Find the line with "Convert this chart to matplotlib code." and the line with "-9, -5, -2, 0, 0]", then repeat both of them and every line in between exactly. Omit the pictures.
::: Exercise material
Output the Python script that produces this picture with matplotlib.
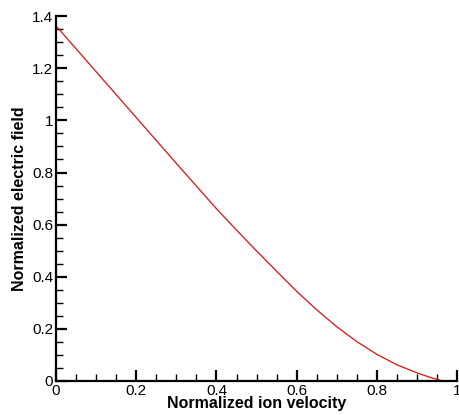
::::::
::: Exercise material
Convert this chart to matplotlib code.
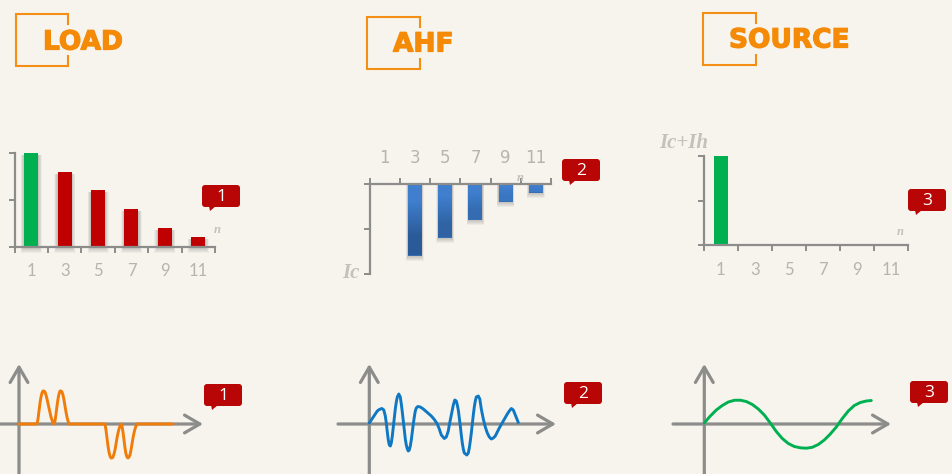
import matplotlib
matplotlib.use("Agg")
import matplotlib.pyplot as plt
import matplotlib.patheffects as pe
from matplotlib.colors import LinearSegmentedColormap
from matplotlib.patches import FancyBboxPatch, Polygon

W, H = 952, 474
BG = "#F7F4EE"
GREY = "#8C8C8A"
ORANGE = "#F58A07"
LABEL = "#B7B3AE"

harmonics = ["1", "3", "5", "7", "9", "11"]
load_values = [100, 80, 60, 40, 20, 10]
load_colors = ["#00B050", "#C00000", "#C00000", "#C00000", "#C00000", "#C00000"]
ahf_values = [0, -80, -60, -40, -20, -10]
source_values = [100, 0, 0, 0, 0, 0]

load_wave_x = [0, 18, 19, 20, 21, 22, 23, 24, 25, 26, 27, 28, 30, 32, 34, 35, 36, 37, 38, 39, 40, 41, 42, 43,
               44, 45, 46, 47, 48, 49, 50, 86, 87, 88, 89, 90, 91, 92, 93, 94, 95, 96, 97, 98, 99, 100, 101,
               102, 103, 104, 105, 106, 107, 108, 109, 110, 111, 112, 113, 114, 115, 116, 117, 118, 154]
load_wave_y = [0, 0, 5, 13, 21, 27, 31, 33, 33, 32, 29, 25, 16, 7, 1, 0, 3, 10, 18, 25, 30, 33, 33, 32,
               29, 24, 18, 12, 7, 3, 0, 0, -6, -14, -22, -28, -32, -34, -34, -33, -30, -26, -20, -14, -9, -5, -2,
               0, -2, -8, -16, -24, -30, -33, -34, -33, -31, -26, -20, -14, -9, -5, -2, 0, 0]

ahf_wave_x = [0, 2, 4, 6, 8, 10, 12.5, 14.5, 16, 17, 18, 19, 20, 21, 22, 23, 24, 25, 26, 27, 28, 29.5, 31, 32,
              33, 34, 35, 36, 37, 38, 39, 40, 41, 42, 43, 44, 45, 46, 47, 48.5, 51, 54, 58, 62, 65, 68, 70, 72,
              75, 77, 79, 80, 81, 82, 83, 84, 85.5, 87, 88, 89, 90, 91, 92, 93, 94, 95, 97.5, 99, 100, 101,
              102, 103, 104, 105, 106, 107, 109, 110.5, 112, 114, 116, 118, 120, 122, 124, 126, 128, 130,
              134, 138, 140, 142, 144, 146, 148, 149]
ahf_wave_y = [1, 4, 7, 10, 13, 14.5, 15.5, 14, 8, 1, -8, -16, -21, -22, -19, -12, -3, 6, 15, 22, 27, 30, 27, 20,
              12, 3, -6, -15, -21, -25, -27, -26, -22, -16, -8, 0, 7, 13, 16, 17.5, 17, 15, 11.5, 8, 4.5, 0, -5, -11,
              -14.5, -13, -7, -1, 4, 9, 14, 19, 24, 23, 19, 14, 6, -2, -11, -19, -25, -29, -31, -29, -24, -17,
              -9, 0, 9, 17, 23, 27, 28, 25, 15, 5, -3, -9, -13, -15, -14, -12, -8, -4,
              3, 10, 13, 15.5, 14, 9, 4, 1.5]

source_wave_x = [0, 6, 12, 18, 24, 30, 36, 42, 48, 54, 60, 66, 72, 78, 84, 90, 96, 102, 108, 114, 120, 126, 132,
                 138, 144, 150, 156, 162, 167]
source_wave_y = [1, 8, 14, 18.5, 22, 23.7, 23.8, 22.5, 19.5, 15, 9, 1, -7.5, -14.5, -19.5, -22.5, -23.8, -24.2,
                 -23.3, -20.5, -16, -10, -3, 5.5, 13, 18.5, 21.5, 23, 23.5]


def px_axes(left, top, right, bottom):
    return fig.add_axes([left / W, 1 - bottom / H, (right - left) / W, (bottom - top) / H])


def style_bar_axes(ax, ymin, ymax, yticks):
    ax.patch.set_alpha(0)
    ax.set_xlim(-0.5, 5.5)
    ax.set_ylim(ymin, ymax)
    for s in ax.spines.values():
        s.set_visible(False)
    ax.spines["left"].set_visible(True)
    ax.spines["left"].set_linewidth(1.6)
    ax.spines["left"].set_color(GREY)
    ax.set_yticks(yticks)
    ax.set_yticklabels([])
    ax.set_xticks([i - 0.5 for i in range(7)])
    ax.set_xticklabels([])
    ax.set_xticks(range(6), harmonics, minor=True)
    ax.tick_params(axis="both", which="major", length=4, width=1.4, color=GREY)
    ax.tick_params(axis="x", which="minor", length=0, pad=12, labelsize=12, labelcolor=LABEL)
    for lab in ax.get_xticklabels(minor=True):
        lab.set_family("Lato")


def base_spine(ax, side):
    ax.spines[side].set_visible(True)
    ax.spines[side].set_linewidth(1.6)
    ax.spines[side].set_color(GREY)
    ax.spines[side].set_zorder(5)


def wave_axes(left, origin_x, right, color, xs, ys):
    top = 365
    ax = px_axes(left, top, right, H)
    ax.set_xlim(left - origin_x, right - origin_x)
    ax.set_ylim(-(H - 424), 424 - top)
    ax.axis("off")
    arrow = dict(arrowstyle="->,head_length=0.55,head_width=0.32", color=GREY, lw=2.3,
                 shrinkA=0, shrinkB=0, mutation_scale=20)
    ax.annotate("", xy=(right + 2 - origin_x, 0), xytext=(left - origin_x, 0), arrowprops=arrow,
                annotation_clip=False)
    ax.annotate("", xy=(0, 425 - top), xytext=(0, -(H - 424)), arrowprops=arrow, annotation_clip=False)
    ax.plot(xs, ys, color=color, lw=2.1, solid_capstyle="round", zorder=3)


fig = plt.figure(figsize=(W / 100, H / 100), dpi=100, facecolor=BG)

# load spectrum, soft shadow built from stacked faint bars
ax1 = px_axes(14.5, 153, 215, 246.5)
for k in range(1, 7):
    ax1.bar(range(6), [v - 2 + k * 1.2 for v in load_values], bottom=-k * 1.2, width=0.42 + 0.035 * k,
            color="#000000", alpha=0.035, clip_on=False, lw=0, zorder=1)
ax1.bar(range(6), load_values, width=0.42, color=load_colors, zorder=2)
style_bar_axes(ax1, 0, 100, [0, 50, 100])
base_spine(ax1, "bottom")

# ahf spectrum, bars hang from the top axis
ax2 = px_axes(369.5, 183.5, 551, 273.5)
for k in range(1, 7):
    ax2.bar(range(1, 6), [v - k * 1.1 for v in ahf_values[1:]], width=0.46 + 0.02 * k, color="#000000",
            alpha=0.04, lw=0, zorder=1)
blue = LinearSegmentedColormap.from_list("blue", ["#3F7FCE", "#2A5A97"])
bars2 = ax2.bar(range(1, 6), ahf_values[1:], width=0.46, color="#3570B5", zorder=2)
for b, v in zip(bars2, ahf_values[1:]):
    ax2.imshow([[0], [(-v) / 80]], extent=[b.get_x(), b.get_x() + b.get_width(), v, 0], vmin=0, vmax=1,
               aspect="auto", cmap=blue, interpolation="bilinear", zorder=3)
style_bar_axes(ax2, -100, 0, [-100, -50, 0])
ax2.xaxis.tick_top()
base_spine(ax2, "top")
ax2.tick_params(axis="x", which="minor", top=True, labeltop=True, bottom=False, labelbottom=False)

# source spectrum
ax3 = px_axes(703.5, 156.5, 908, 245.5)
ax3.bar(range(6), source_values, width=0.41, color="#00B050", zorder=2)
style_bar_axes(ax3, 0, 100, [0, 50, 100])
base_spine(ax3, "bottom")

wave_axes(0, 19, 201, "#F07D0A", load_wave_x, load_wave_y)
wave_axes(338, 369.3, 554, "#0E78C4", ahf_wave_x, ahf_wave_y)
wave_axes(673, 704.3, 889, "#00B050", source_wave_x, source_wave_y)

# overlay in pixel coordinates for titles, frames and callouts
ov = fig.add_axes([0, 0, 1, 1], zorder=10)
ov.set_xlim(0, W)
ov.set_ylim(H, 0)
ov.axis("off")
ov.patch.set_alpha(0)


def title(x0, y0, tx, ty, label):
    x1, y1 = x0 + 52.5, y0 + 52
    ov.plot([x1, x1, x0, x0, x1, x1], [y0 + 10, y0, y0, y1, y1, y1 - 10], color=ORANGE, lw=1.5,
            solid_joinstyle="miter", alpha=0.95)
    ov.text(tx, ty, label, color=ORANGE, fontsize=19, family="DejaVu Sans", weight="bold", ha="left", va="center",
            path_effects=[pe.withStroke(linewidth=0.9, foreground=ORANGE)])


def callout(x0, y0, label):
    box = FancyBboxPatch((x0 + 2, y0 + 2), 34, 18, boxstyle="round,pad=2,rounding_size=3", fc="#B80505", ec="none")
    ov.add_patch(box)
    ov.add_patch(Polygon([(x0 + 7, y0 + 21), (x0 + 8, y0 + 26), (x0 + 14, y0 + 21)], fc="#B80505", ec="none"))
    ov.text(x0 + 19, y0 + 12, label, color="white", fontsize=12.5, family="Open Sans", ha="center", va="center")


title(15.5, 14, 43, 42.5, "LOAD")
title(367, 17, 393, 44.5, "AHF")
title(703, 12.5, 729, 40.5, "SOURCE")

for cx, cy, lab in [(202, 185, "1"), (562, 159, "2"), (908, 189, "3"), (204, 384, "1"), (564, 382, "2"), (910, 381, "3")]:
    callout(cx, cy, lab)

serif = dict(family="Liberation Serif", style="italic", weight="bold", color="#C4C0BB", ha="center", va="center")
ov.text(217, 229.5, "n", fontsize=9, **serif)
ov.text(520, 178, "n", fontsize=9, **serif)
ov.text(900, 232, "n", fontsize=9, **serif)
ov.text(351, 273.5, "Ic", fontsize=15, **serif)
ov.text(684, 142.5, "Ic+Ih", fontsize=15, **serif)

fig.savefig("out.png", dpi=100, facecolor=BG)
::::::
::: Exercise material
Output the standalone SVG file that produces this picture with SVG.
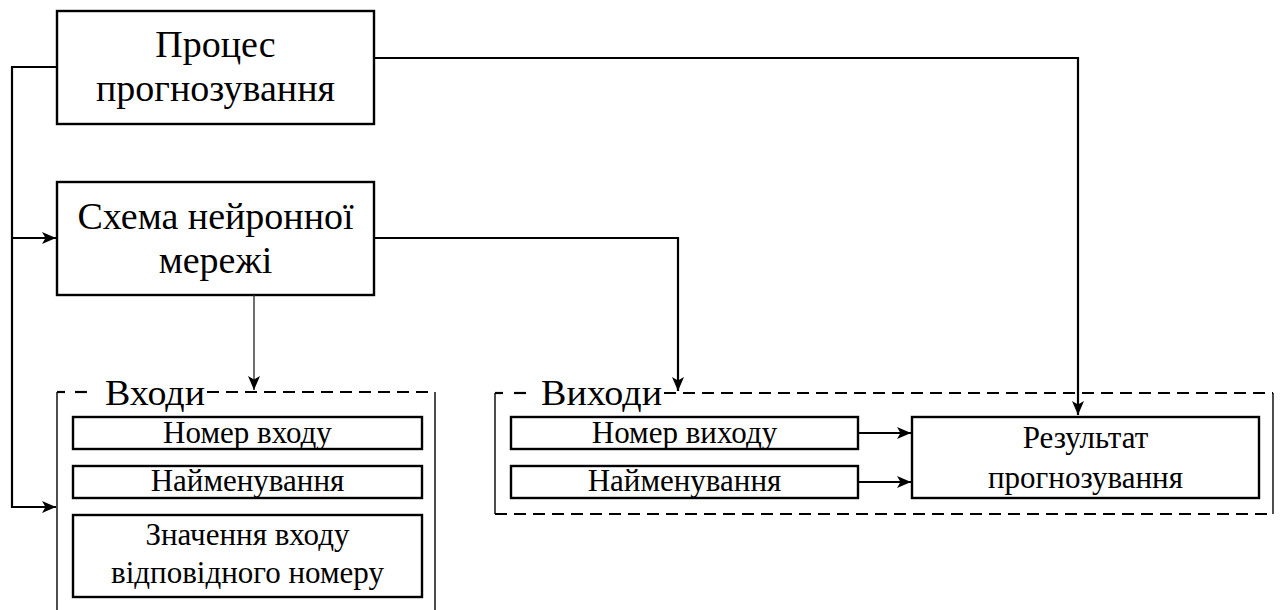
::::::
__Reply to the exercise__
Convert this chart to matplotlib code.
import matplotlib
matplotlib.use("Agg")
import matplotlib.pyplot as plt
import matplotlib.patheffects as pe
from matplotlib.colors import LinearSegmentedColormap
from matplotlib.patches import FancyBboxPatch, Polygon

W, H = 952, 474
BG = "#F7F4EE"
GREY = "#8C8C8A"
ORANGE = "#F58A07"
LABEL = "#B7B3AE"

harmonics = ["1", "3", "5", "7", "9", "11"]
load_values = [100, 80, 60, 40, 20, 10]
load_colors = ["#00B050", "#C00000", "#C00000", "#C00000", "#C00000", "#C00000"]
ahf_values = [0, -80, -60, -40, -20, -10]
source_values = [100, 0, 0, 0, 0, 0]

load_wave_x = [0, 18, 19, 20, 21, 22, 23, 24, 25, 26, 27, 28, 30, 32, 34, 35, 36, 37, 38, 39, 40, 41, 42, 43,
               44, 45, 46, 47, 48, 49, 50, 86, 87, 88, 89, 90, 91, 92, 93, 94, 95, 96, 97, 98, 99, 100, 101,
               102, 103, 104, 105, 106, 107, 108, 109, 110, 111, 112, 113, 114, 115, 116, 117, 118, 154]
load_wave_y = [0, 0, 5, 13, 21, 27, 31, 33, 33, 32, 29, 25, 16, 7, 1, 0, 3, 10, 18, 25, 30, 33, 33, 32,
               29, 24, 18, 12, 7, 3, 0, 0, -6, -14, -22, -28, -32, -34, -34, -33, -30, -26, -20, -14, -9, -5, -2,
               0, -2, -8, -16, -24, -30, -33, -34, -33, -31, -26, -20, -14, -9, -5, -2, 0, 0]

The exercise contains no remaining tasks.